Exponents for classical-quantum channel simulation in purified distance
- URL: http://arxiv.org/abs/2410.10770v1
- Date: Mon, 14 Oct 2024 17:45:41 GMT
- Title: Exponents for classical-quantum channel simulation in purified distance
- Authors: Aadil Oufkir, Yongsheng Yao, Mario Berta,
- Abstract summary: We determine the exact error and strong converse exponent for entanglement-assisted classical-quantum channel simulation.
We critically use various properties of the quantum fidelity, additional auxiliary channel techniques, approximations via Chebyshev inequalities, and entropic continuity bounds.
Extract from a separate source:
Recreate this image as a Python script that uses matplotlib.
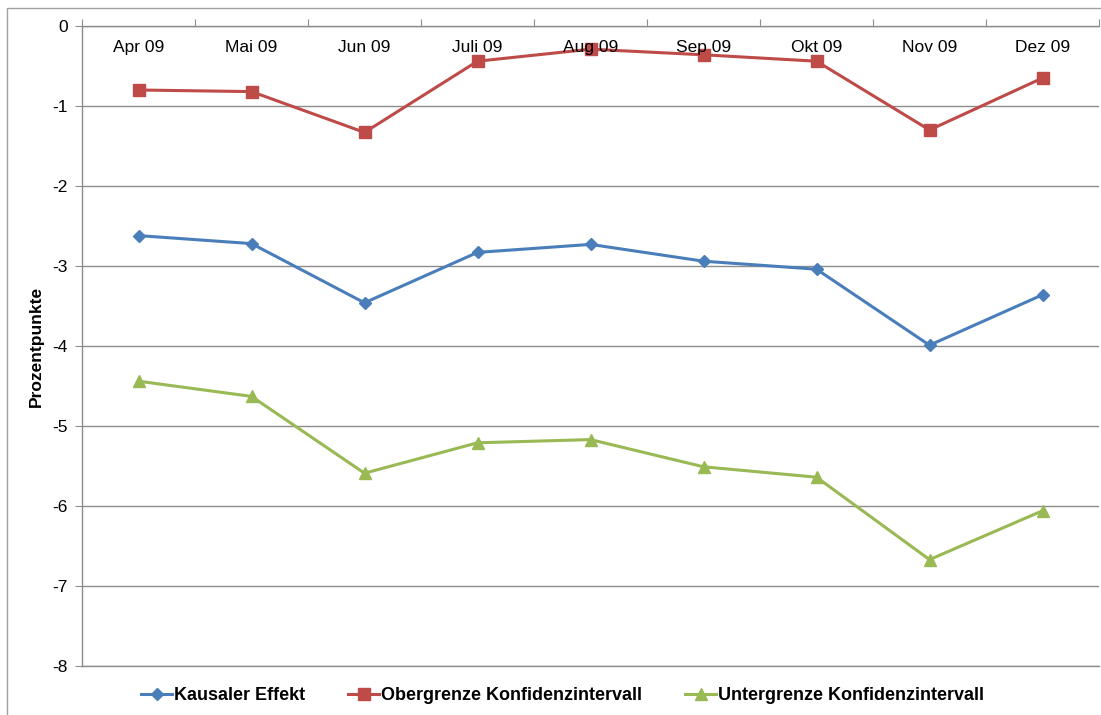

- Score: 5.598487000369366
- License: http://creativecommons.org/licenses/by/4.0/
- Abstract: We determine the exact error and strong converse exponent for entanglement-assisted classical-quantum channel simulation in worst case input purified distance. The error exponent is expressed as a single-letter formula optimized over sandwiched R\'enyi divergences of order $\alpha \in [1, \infty)$, notably without the need for a critical rate--a sharp contrast to the error exponent for classical-quantum channel coding. The strong converse exponent is expressed as a single-letter formula optimized over sandwiched R\'enyi divergences of order $\alpha\in [\frac{1}{2},1]$. As in the classical work [Oufkir et al., arXiv:2410.07051], we start with the goal of asymptotically expanding the meta-converse for channel simulation in the relevant regimes. However, to deal with non-commutativity issues arising from classical-quantum channels and entanglement-assistance, we critically use various properties of the quantum fidelity, additional auxiliary channel techniques, approximations via Chebyshev inequalities, and entropic continuity bounds.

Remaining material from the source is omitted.